We’re thrilled to expand our support for data lakes with our newest release: Amazon S3 fueled by Fivetran with Apache Iceberg. Amazon S3 offers industry-leading scalability, data availability, security and performance making it the perfect place to store data.
With expansive storage capacity and support for multiple data formats, the data lake is a highly popular destination for teams analyzing massive data sets or running extensive data science projects that fuel their business. According to 451 Research, “Nearly three quarters of enterprises are currently using or piloting a data lake environment, or plan to do so within the next 12 months.” Of the many enterprise teams that have already put them to work, a majority cite enhanced business agility, improvement in developing products and services, and enhancing customer service and engagement as benefits of data lakes.
Challenges of data lakes
Data ingestion into a data lake, however, has been one of the most challenging tasks for data teams.

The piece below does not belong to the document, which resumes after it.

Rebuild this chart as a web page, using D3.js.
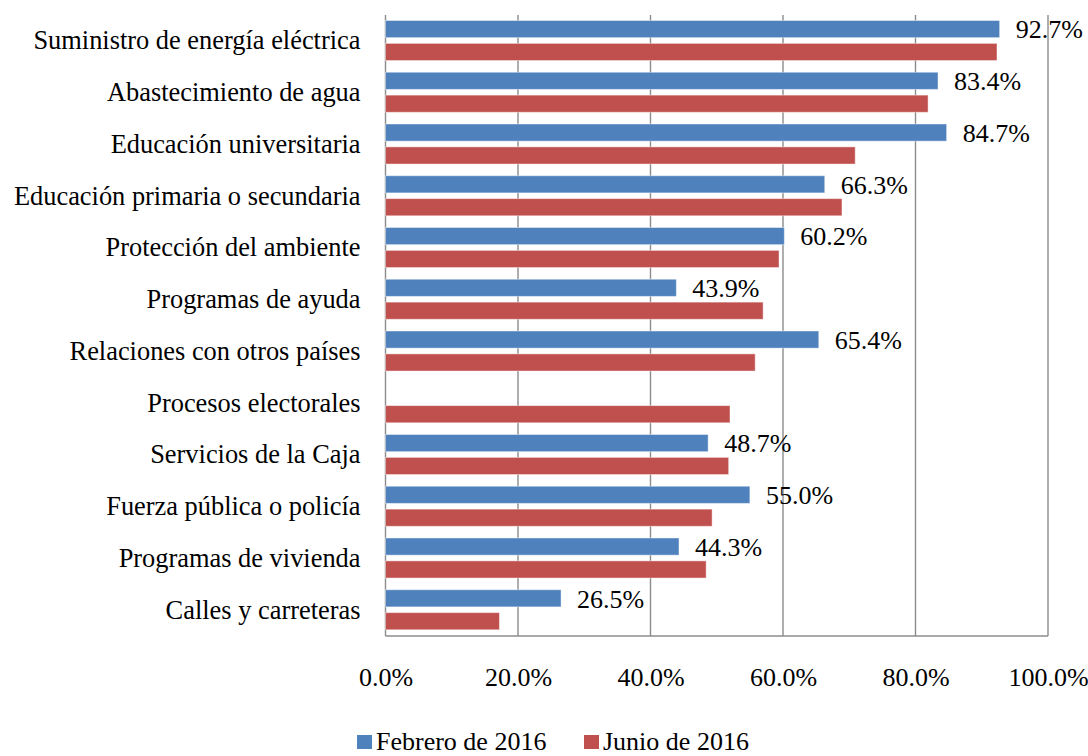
<!DOCTYPE html>
<html>
<head>
<meta charset="utf-8">
<script src="https://cdn.jsdelivr.net/npm/d3@7"></script>
<style>
  body { margin: 0; background: #fff; }
  svg text { font-family: "Liberation Serif", "Times New Roman", serif; fill: #000; }
</style>
</head>
<body>
<svg id="chart"></svg>
<script>
// data
const categories = [
  'Suministro de energía eléctrica',
  'Abastecimiento de agua',
  'Educación universitaria',
  'Educación primaria o secundaria',
  'Protección del ambiente',
  'Programas de ayuda',
  'Relaciones con otros países',
  'Procesos electorales',
  'Servicios de la Caja',
  'Fuerza pública o policía',
  'Programas de vivienda',
  'Calles y carreteras'
]
// null = no bar for that month
const febrero = [92.7, 83.4, 84.7, 66.3, 60.2, 43.9, 65.4, null, 48.7, 55.0, 44.3, 26.5]
const junio = [92.3, 81.9, 70.9, 68.9, 59.4, 57.0, 55.8, 52.0, 51.8, 49.3, 48.4, 17.2]
const seriesNames = ['Febrero de 2016', 'Junio de 2016']
const seriesColors = ['#4F81BD', '#C0504D']
const xTicks = [0, 20, 40, 60, 80, 100]

const svgWidth = 1088
const svgHeight = 756
const margin = { top: 15, right: 40, bottom: 120, left: 385.5 }
const width = svgWidth - margin.left - margin.right
const height = svgHeight - margin.top - margin.bottom

const svg = d3.select('#chart')
  .attr('width', svgWidth)
  .attr('height', svgHeight)

const g = svg.append('g')
  .attr('transform', `translate(${margin.left}, ${margin.top})`)

// scales
const x = d3.scaleLinear().domain([0, 100]).range([0, width])
const y = d3.scaleBand().domain(categories).range([0, height])
const ySub = d3.scaleBand()
  .domain([0, 1])
  .range([y.bandwidth() * 0.106, y.bandwidth() * 0.88])
  .paddingInner(0.25)

const fmt = d3.format('.1f')

// gridlines (vertical)
g.append('g')
  .selectAll('line')
  .data(xTicks)
  .enter()
  .append('line')
  .attr('x1', d => x(d))
  .attr('x2', d => x(d))
  .attr('y1', 0)
  .attr('y2', height)
  .attr('stroke', '#8c8c8c')
  .attr('stroke-width', 1.4)

// bottom axis line
g.append('line')
  .attr('x1', 0).attr('x2', width)
  .attr('y1', height).attr('y2', height)
  .attr('stroke', '#8c8c8c')
  .attr('stroke-width', 1.4)

// x axis labels
const xAxis = d3.axisBottom(x)
  .tickValues(xTicks)
  .tickSize(0)
  .tickPadding(0)
  .tickFormat(d => fmt(d) + '%')

g.append('g')
  .attr('transform', `translate(0, ${height})`)
  .call(xAxis)
  .call(a => a.select('.domain').remove())
  .call(a => a.selectAll('text')
    .attr('y', 50)
    .attr('dy', 0)
    .style('font-size', '26px')
    .style('font-family', '"Liberation Serif", "Times New Roman", serif')
    .attr('fill', '#000'))

// category labels
const yAxis = d3.axisLeft(y).tickSize(0).tickPadding(25)
g.append('g')
  .call(yAxis)
  .call(a => a.select('.domain').remove())
  .call(a => a.selectAll('text')
    .attr('dy', '0.32em')
    .style('font-size', '26.4px')
    .style('font-family', '"Liberation Serif", "Times New Roman", serif')
    .attr('fill', '#000'))

// bars
const series = [febrero, junio]
series.forEach((vals, si) => {
  const rows = categories.map((c, i) => ({ category: c, value: vals[i] }))
    .filter(d => d.value !== null)
  g.append('g')
    .selectAll('rect')
    .data(rows)
    .enter()
    .append('rect')
    .attr('x', 0)
    .attr('y', d => y(d.category) + ySub(si))
    .attr('width', d => x(d.value))
    .attr('height', ySub.bandwidth())
    .attr('fill', seriesColors[si])
    .attr('stroke', '#ffffff')
    .attr('stroke-opacity', 0.45)
    .attr('stroke-width', 1)
})

// data labels (only first series shows values)
g.append('g')
  .selectAll('text')
  .data(categories.map((c, i) => ({ category: c, value: febrero[i] })).filter(d => d.value !== null))
  .enter()
  .append('text')
  .attr('x', d => x(d.value) + 16)
  .attr('y', d => y(d.category) + ySub(0) + ySub.bandwidth() / 2)
  .attr('dy', '0.36em')
  .style('font-size', '26px')
  .text(d => fmt(d.value) + '%')

// legend
const legend = svg.append('g').attr('transform', 'translate(357, 735)')
const legendX = [0, 227]
seriesNames.forEach((name, i) => {
  const item = legend.append('g').attr('transform', `translate(${legendX[i]}, 0)`)
  item.append('rect')
    .attr('width', 15)
    .attr('height', 14)
    .attr('fill', seriesColors[i])
  item.append('text')
    .attr('x', 19)
    .attr('y', 15)
    .style('font-size', '26px')
    .text(name)
})
</script>
</body>
</html>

The process requires both custom ETL code and ongoing maintenance.
And some of the qualities that make data lakes great — like massive storage — can also present challenges related to compliance and usability, especially for organizations looking to maximize value. 451 Research continues, “Data security is the most cited challenge by enterprises that are already in deployment or proof-of-concept with data lakes (37%), followed by data privacy concerns (33%), and configuring and managing data pipelines (31%).”
Concerns about governance, security and automation inspired the efforts of Fivetran.
Engineering a modern data lake
We designed a solution that provides a compliant and secure data lake with support for atomic, consistent, isolated and durable (ACID) transactions and granular access control. Fully managed Fivetran pipelines anonymize personally identifiable information (PII) while cleansing, normalizing and automatically loading data into the lake.
We now automatically extract, cleanse, deduplicate and make ready for analysis large volumes of semi-structured data to power data lakes in the same reliable and secure way our customers get their data into their cloud warehouses today. Without structure, governance and accuracy of data in the lake, organizations are not realizing the full value of the data they store there.
”We are delighted that the accessibility of Amazon S3 with Iceberg continues to grow,” said Greg Khairallah, Director of Analytics at Amazon Web Services. “It’s an easy way for our customers to simplify data ingestion while providing customers the scalability of a data lake and the reliable data transformation of a data warehouse.”
The Fivetran mission is to make access to data as simple and reliable as electricity, and S3, fueled by Fivetran with Iceberg, brings that promise to the world of data lakes.
Ultimately, the new data lake from Fivetran, Amazon S3 and Iceberg removes much of the manual work required to build and maintain pipelines into your S3 destination, as well as the time-consuming efforts to cleanse and deduplicate the data once it lands. Efforts for compaction, introducing a thin layer of metadata for cataloging and more, are taken off your plate. You unlock a data lake by automation and governance, reducing time to insight.
The modern data lake in action
As data lakes gain in popularity, progressive analytics teams are demanding more from them, and solutions like Amazon S3 and automated pipeline support are equipped to meet that demand.
“The data lake is an easy, affordable, secure and robust way to store all our customers' data,” said Lakshmi Ramesh, Vice President, Data Services at Tinuiti. “The main challenge is in optimizing performance and accessibility but with Fivetran’s support for Amazon S3 with Iceberg it will further optimize our Fivetran pipeline. Since the data lake is our single source of truth, it is critical that all the data ingested from different sources be accessible in the data lake.”
Instead of focusing on all the manual steps required to ingest data, cleanse it, prepare it for usage, hash and block sensitive data, and then start querying it, modern organizations like Tinuiti see great value in reducing data lake management efforts through automation and governance.